━━ Extracted data ━━

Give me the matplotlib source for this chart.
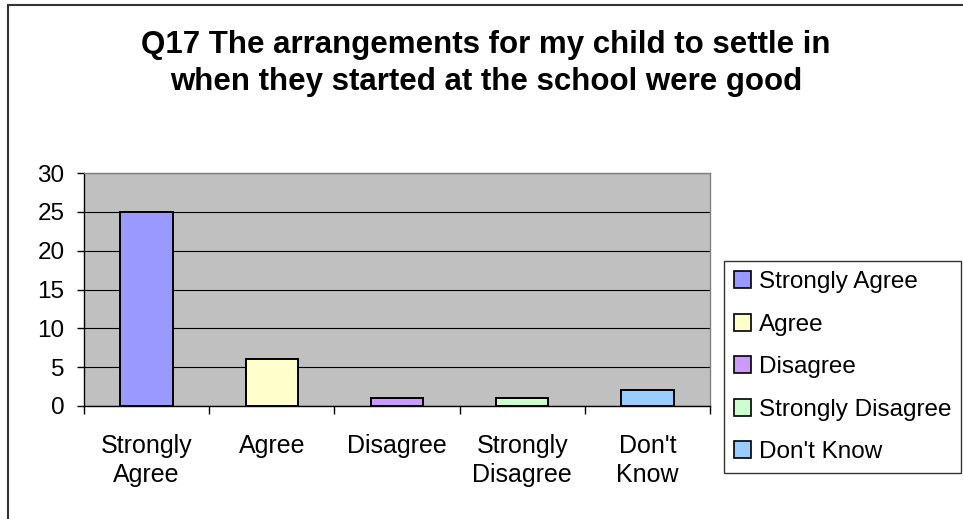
import matplotlib
matplotlib.use("Agg")
import matplotlib.pyplot as plt
from matplotlib.patches import Patch, Rectangle
import numpy as np

plt.rcParams["font.family"] = ["Liberation Sans", "DejaVu Sans"]

categories = ["Strongly Agree", "Agree", "Disagree", "Strongly Disagree", "Don't Know"]
tick_labels = ["Strongly\nAgree", "Agree", "Disagree", "Strongly\nDisagree", "Don't\nKnow"]
counts = [25, 6, 1, 1, 2]
colors = ["#9999FF", "#FFFFCC", "#CC99FF", "#CCFFCC", "#99CCFF"]
title = "Q17 The arrangements for my child to settle in\nwhen they started at the school were good"

fig = plt.figure(figsize=(9.63, 5.19), dpi=100)

# chart border (only left and top edges are visible in the crop)
fig.patches.append(Rectangle((8 / 963, -0.1), 1.2, 1 - 5 / 519 + 0.1,
                             transform=fig.transFigure, fill=False,
                             edgecolor="#333333", linewidth=1.5))

ax = fig.add_axes([84 / 963, 1 - 406 / 519, (710 - 84) / 963, (406 - 173) / 519])
ax.set_facecolor("#C0C0C0")

x = np.arange(len(categories))
ax.bar(x, counts, 0.42, color=colors, edgecolor="black", linewidth=1.4, zorder=3)

ax.set_xlim(-0.5, len(categories) - 0.5)
ax.set_ylim(0, 30)
ax.set_yticks(range(0, 31, 5))
ax.yaxis.grid(True, color="black", linewidth=0.8, zorder=1)
ax.set_axisbelow(True)

ax.set_xticks(x)
ax.set_xticklabels(tick_labels, fontsize=18, linespacing=1.3)
ax.set_xticks(np.arange(-0.5, len(categories)), minor=True)
ax.tick_params(axis="x", which="major", length=0, pad=20)
ax.tick_params(axis="x", which="minor", length=6, width=1, direction="out")
ax.tick_params(axis="y", labelsize=17.5, length=5, width=1, direction="out", pad=9)

for s in ["left", "bottom"]:
    ax.spines[s].set_color("black")
    ax.spines[s].set_linewidth(1)
for s in ["top", "right"]:
    ax.spines[s].set_color("#808080")
    ax.spines[s].set_linewidth(1)

fig.text(486 / 963, 1 - 30 / 519, title, ha="center", va="top",
         fontsize=22.5, fontweight="bold", linespacing=1.32)

handles = [Patch(facecolor=c, edgecolor="black", linewidth=1.2) for c in colors]
leg = fig.legend(handles, categories, loc="upper left",
                 bbox_to_anchor=(724 / 963, 1 - 261 / 519), fontsize=17.5,
                 frameon=True, fancybox=False, shadow=False, borderaxespad=0,
                 handlelength=0.7, handleheight=0.7, handletextpad=0.3,
                 labelspacing=0.84, borderpad=0.42)
leg.get_frame().set_edgecolor("black")
leg.get_frame().set_linewidth(1)

fig.savefig("out.png", dpi=100)
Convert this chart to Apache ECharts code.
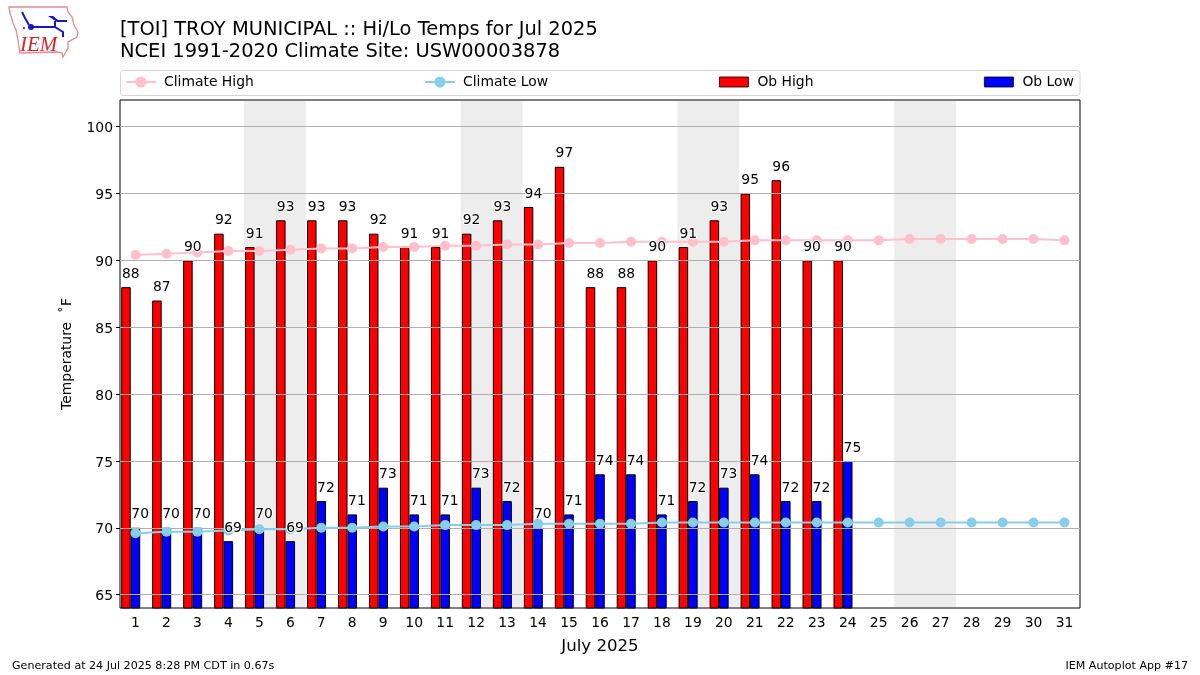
<!DOCTYPE html>
<html>
<head>
<meta charset="utf-8">
<title>TOI Hi/Lo Temps</title>
<style>
  html, body { margin: 0; padding: 0; background: #fff; }
  #chart { width: 1200px; height: 675px; }
</style>
<script src="https://cdn.jsdelivr.net/npm/echarts@6/dist/echarts.min.js"></script>
</head>
<body>
<div id="chart"></div>
<script>
(() => {
  "use strict";

  const FONT = '"DejaVu Sans", sans-serif';
  const days = Array.from({ length: 31 }, (_, i) => String(i + 1));
  const weekendStarts = [5, 12, 19, 26];

  const obHigh = [88, 87, 90, 92, 91, 93, 93, 93, 92, 91, 91, 92, 93, 94, 97, 88, 88, 90, 91, 93, 95, 96, 90, 90];
  const obLow = [70, 70, 70, 69, 70, 69, 72, 71, 73, 71, 71, 73, 72, 70, 71, 74, 74, 71, 72, 73, 74, 72, 72, 75];
  const climateHigh = [90.4, 90.5, 90.6, 90.7, 90.7, 90.8, 90.9, 90.9, 91.0, 91.0, 91.1, 91.1, 91.2, 91.2, 91.3, 91.3,
    91.4, 91.4, 91.4, 91.4, 91.5, 91.5, 91.5, 91.5, 91.5, 91.6, 91.6, 91.6, 91.6, 91.6, 91.5];
  const climateLow = [69.6, 69.7, 69.7, 69.8, 69.9, 69.9, 70.0, 70.0, 70.1, 70.1, 70.2, 70.2, 70.2, 70.3, 70.3, 70.3,
    70.3, 70.4, 70.4, 70.4, 70.4, 70.4, 70.4, 70.4, 70.4, 70.4, 70.4, 70.4, 70.4, 70.4, 70.4];

  const BAR_WIDTH = 9.5;
  const yTicks = [65, 70, 75, 80, 85, 90, 95, 100];

  function legendAt(name, left, extra) {
    return Object.assign({
      data: [name],
      left,
      top: 75,
      itemWidth: 30,
      itemHeight: 10,
      padding: 0,
      selectedMode: false,
      textStyle: { fontFamily: FONT, fontSize: 13.9, color: "#000", padding: [0, 0, 0, 3] }
    }, extra);
  }

  const lineLegend = { itemHeight: 14 };
  const barLegend = {
    icon: "rect",
    itemWidth: 29,
    itemStyle: { borderWidth: 0.8 },
    textStyle: { fontFamily: FONT, fontSize: 13.9, color: "#000", padding: [0, 0, 0, 4] }
  };

  // scatter defaults to 0.8 opacity, which would grey the labels
  function labelSeries(values, shift) {
    return {
      type: "scatter",
      data: values,
      symbolSize: 0,
      silent: true,
      z: 6,
      itemStyle: { opacity: 1 },
      label: {
        show: true,
        position: "top",
        distance: 6,
        offset: [shift, 0],
        fontFamily: FONT,
        fontSize: 13.9,
        color: "#000",
        textBorderColor: "#fff",
        textBorderWidth: 2
      }
    };
  }

  function climateSeries(name, values, color) {
    return {
      name,
      type: "line",
      data: values,
      symbol: "circle",
      symbolSize: 10,
      showAllSymbol: true,
      z: 4,
      lineStyle: { color, width: 2 },
      itemStyle: { color }
    };
  }

  function obSeries(name, values, color) {
    return {
      name,
      type: "bar",
      data: values,
      barWidth: BAR_WIDTH,
      barGap: 0,
      z: 1,
      itemStyle: { color, borderColor: "#000", borderWidth: 1 }
    };
  }

  const logoStroke = { stroke: "#e58a8f", lineWidth: 1.3, fill: "none" };
  const logoBlue = { stroke: "#1414d2", lineWidth: 2, fill: "none" };

  const chart = echarts.init(document.getElementById("chart"), null, { renderer: "canvas" });
  chart.setOption({
    animation: false,
    backgroundColor: "#fff",
    textStyle: { fontFamily: FONT },
    title: [
      {
        text: "[TOI] TROY MUNICIPAL :: Hi/Lo Temps for Jul 2025\nNCEI 1991-2020 Climate Site: USW00003878",
        left: 120,
        top: 19,
        padding: 0,
        textStyle: { fontFamily: FONT, fontSize: 19.45, fontWeight: "normal", color: "#000", lineHeight: 22 }
      },
      {
        text: "Generated at 24 Jul 2025 8:28 PM CDT in 0.67s",
        left: 12,
        top: 661,
        padding: 0,
        textStyle: { fontFamily: FONT, fontSize: 11.1, fontWeight: "normal", color: "#000" }
      },
      {
        text: "IEM Autoplot App #17",
        right: 12,
        top: 661,
        padding: 0,
        textStyle: { fontFamily: FONT, fontSize: 11.1, fontWeight: "normal", color: "#000" }
      }
    ],
    legend: [
      legendAt("Climate High", 125, lineLegend),
      legendAt("Climate Low", 424, lineLegend),
      legendAt("Ob High", 719, barLegend),
      legendAt("Ob Low", 984, barLegend)
    ],
    grid: { left: 120, right: 120, top: 100, bottom: 67, show: true, borderColor: "#000", borderWidth: 1, backgroundColor: "transparent" },
    xAxis: {
      type: "category",
      data: days,
      z: 2,
      name: "July 2025",
      nameLocation: "middle",
      nameGap: 30,
      nameTextStyle: { fontFamily: FONT, fontSize: 16.6, color: "#000" },
      axisLine: { show: false },
      axisTick: { alignWithLabel: true, length: 4, lineStyle: { color: "#000" } },
      axisLabel: { interval: 0, margin: 8, fontFamily: FONT, fontSize: 13.9, color: "#000" },
      splitLine: { show: false }
    },
    yAxis: {
      type: "value",
      min: 64,
      max: 102,
      z: 2,
      name: "Temperature  ˚F",
      nameLocation: "middle",
      nameGap: 46,
      nameTextStyle: { fontFamily: FONT, fontSize: 13.9, color: "#000" },
      axisLine: { show: false },
      axisTick: { show: true, length: 4, lineStyle: { color: "#000" }, customValues: yTicks },
      axisLabel: {
        margin: 7,
        customValues: yTicks,
        formatter: (v) => `{t|${v}}`,
        rich: { t: { fontFamily: FONT, fontSize: 13.9, color: "#000", padding: [4, 0, 0, 0] } }
      },
      splitLine: { show: true, lineStyle: { color: "#b0b0b0", width: 1 } }
    },
    series: [
      {
        type: "custom",
        data: weekendStarts.map((d) => [d - 1]),
        silent: true,
        z: 0,
        renderItem(params, api) {
          const x = api.coord([api.value(0), 64])[0];
          const band = api.size([1, 0])[0];
          return {
            type: "rect",
            shape: { x: x - band / 2, y: params.coordSys.y + 1, width: band * 2, height: params.coordSys.height - 2 },
            style: { fill: "#ededed" }
          };
        }
      },
      obSeries("Ob High", obHigh, "#ff0000"),
      obSeries("Ob Low", obLow, "#0000ff"),
      // empty third slot pushes the pair left of the tick
      obSeries("spacer", [], "#ffffff"),
      climateSeries("Climate High", climateHigh, "#ffc0cb"),
      climateSeries("Climate Low", climateLow, "#87ceeb"),
      labelSeries(obHigh, -4.65),
      labelSeries(obLow, 4.65)
    ],
    graphic: [
      {
        type: "rect",
        z: -1,
        shape: { x: 120.5, y: 70.5, width: 959.5, height: 25, r: 3 },
        style: { fill: "#fff", stroke: "#d5d5d5", lineWidth: 1 }
      },
      // IEM logo
      {
        type: "polygon",
        shape: { points: [[9, 7], [67, 7], [68, 12], [72, 17], [74, 25], [78, 32], [77, 37], [68, 42], [68, 48], [63, 57], [62, 53], [57, 52], [20, 53], [18, 40], [16, 30], [13, 23], [10, 13]] },
        style: logoStroke
      },
      { type: "polyline", shape: { points: [[31, 27], [55, 27], [55, 21]] }, style: logoBlue },
      { type: "polyline", shape: { points: [[22, 12], [25, 18], [29, 25]] }, style: logoBlue },
      { type: "polyline", shape: { points: [[55, 27], [63, 32], [63, 37]] }, style: logoBlue },
      { type: "polygon", shape: { points: [[48, 16], [53, 16], [58, 20], [67, 20], [67, 22], [57, 22]] }, style: { fill: "#1414d2" } },
      { type: "circle", shape: { cx: 31, cy: 27, r: 3 }, style: { fill: "#1414d2" } },
      { type: "circle", shape: { cx: 24, cy: 28, r: 1 }, style: { fill: "#1414d2" } },
      { type: "text", left: 20, top: 35, style: { text: "IEM", fontFamily: '"Liberation Serif", serif', fontStyle: "italic", fontSize: 21, fill: "#d9252c" } }
    ]
  });
})();
</script>
</body>
</html>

━━━

> _Problem requirements_
Would you reproduce the lines above, from the very first through the line containing "The arrangements for", exactly and without the pictures?

> _Output of the task_
Give me the matplotlib source for this chart.
import matplotlib
matplotlib.use("Agg")
import matplotlib.pyplot as plt
from matplotlib.patches import Patch, Rectangle
import numpy as np

plt.rcParams["font.family"] = ["Liberation Sans", "DejaVu Sans"]

categories = ["Strongly Agree", "Agree", "Disagree", "Strongly Disagree", "Don't Know"]
tick_labels = ["Strongly\nAgree", "Agree", "Disagree", "Strongly\nDisagree", "Don't\nKnow"]
counts = [25, 6, 1, 1, 2]
colors = ["#9999FF", "#FFFFCC", "#CC99FF", "#CCFFCC", "#99CCFF"]
title = "Q17 The arrangements for my child to settle in\nwhen they started at the school were good"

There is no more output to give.